Posted by: minstrel hussain boy | July 09, 2009 at 11:54 PM
Legalize.
No big Mafia figures have surfaced since that silly prohibition of alcohol was repealed.
Yeah there is still "a mob," I've bumped up against them in NY city, Houston, Denver, San Francico, Eureka, CA and Scottsdale AZ, but nothing like the gang wars of the 20s and 30s.
Anyone who believes that J Edgar Hoover of the Feebs was not being blackmailed by the mob is insane.
Posted by: evil is evil | July 10, 2009 at 12:05 AM
Test.
Posted by: Alon Levy | July 10, 2009 at 09:57 AM
FYI: I can't post comments.
Posted by: Alon Levy | July 10, 2009 at 10:08 AM
Alon, I'm seeing your comments.
Posted by: parse | July 10, 2009 at 10:22 AM
I'm only seeing "test" and "I can't post comments."
Posted by: Alon Levy | July 10, 2009 at 12:07 PM
The problem seems to be comment length.
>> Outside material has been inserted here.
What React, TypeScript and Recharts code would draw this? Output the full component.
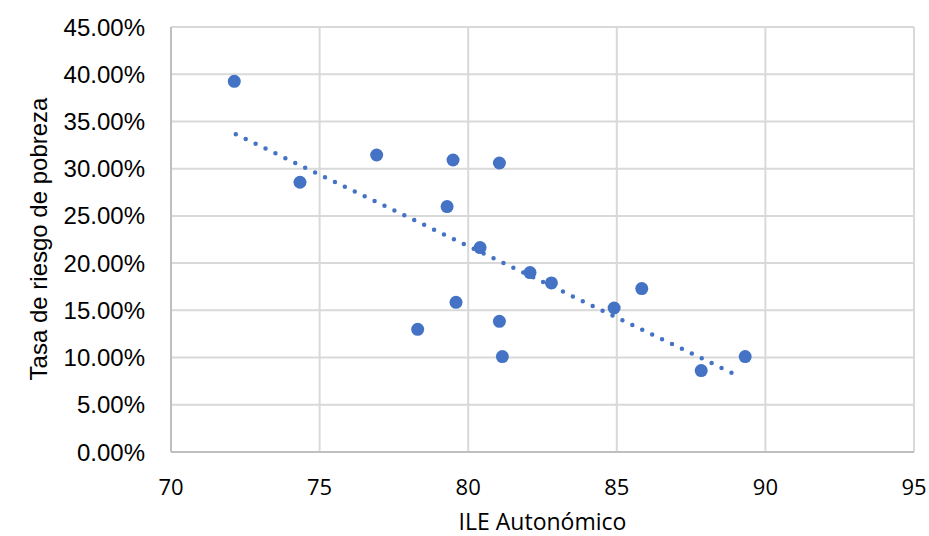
import React from "react";
import { ScatterChart, Scatter, XAxis, YAxis, CartesianGrid } from "recharts";

const ileValues = [72.13, 74.34, 76.92, 79.49, 81.05, 79.29, 80.4, 82.08, 82.8, 79.59, 78.3, 81.05, 81.15, 84.91, 85.84, 87.84, 89.32];
const povertyRates = [0.3925, 0.2856, 0.3145, 0.3092, 0.306, 0.2599, 0.2164, 0.19, 0.179, 0.1585, 0.1299, 0.1384, 0.101, 0.1525, 0.173, 0.0862, 0.101];
const trendX = [72.18, 89.09];
const trendY = [0.3364, 0.0805];
const xTicks = [70, 75, 80, 85, 90, 95];
const yTicks = [0, 0.05, 0.1, 0.15, 0.2, 0.25, 0.3, 0.35, 0.4, 0.45];

const points = ileValues.map((x, i) => ({ x, y: povertyRates[i] }));
const trend = trendX.map((x, i) => ({ x, y: trendY[i] }));

const BLUE = "#4472C4";

const Dot = (props: any) => {
  const { cx, cy } = props;
  if (cx == null || cy == null) return <g />;
  return <circle cx={cx} cy={cy} r={6.5} fill={BLUE} />;
};

const NoShape = () => <g />;

export default function App() {
  return (
    <div style={{ position: "absolute", left: 0, top: 0, background: "#fff" }}>
      <ScatterChart width={929} height={536} margin={{ top: 27, right: 15, bottom: 0, left: 0 }}>
        <CartesianGrid stroke="#d9d9d9" strokeWidth={2} />
        <XAxis
          type="number"
          dataKey="x"
          domain={[70, 95]}
          ticks={xTicks}
          allowDataOverflow
          height={84}
          tickLine={false}
          tickMargin={21}
          axisLine={{ stroke: "#bfbfbf", strokeWidth: 2 }}
          tick={{ fill: "#000", fontSize: 22, fontFamily: "Open Sans" }}
          label={{
            value: "ILE Autonómico",
            position: "insideBottom",
            offset: 6,
            fill: "#000",
            fontSize: 23,
            fontFamily: "Open Sans",
          }}
        />
        <YAxis
          type="number"
          dataKey="y"
          domain={[0, 0.45]}
          ticks={yTicks}
          allowDataOverflow
          width={171}
          tickLine={false}
          tickMargin={20}
          axisLine={{ stroke: "#bfbfbf", strokeWidth: 2 }}
          tickFormatter={(v: number) => (v * 100).toFixed(2) + "%"}
          tick={{ fill: "#000", fontSize: 24, fontFamily: "Liberation Sans" }}
          label={{
            content: () => (
              <text
                x={38}
                y={239}
                transform="rotate(-90, 38, 239)"
                textAnchor="middle"
                dominantBaseline="central"
                fill="#000"
                fontSize={24}
                fontFamily="Liberation Sans"
              >
                Tasa de riesgo de pobreza
              </text>
            ),
          }}
        />
        <Scatter data={points} fill={BLUE} shape={Dot} isAnimationActive={false} />
        <Scatter
          data={trend}
          fill={BLUE}
          shape={NoShape}
          line={{ stroke: BLUE, strokeWidth: 4.5, strokeDasharray: "0 11", strokeLinecap: "round" }}
          isAnimationActive={false}
        />
      </ScatterChart>
    </div>
  );
}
Comments of up to 1 line are accepted; longer comments aren't.
Posted by: Alon Levy | July 10, 2009 at 12:40 PM
I used to love visiting Texas border towns: Juarez, Nuevo Laredo and Acuña were all great places to visit but have been pretty shot up lately.
Posted by: Gritsforbreakfast | July 10, 2009 at 02:50 PM
more">http://www3.signonsandiego.com/stories/2009/jul/11/1m11tjshoot00271-more-cops-die-drug-lord-wants-chi/?tijuana&zIndex=130400">more cops die, drug lord wants police chief to resign
dateline tijuana this morning. local drug boss vowed to kill 5 cops a week until chief resigns.
surgetastic.
Posted by: minstrel hussain boy | July 11, 2009 at 05:08 PM
Drugs must be the largest black market the world has ever seen. Weapons can't possibly come close. There's only one answer: legalize the drugs, treat the addicts who want to get free.
Posted by: SqueakyRat | July 12, 2009 at 06:03 PM
The Mexican army didn't used to amount to much. It was the Federal Police, the Federalies, who were the power but apparently and I am no expert on the history of it, the army has risen to the top.
It may not mean much in the big picture. One highly politicized and routinely corrupt armed force for another but none the less it's worth noting and keeping an eye on.
Also there was a razor thin election in Mexico in late 2006 which many think was stolen. It got perhaps 1% of the coverage here as the Iranian election.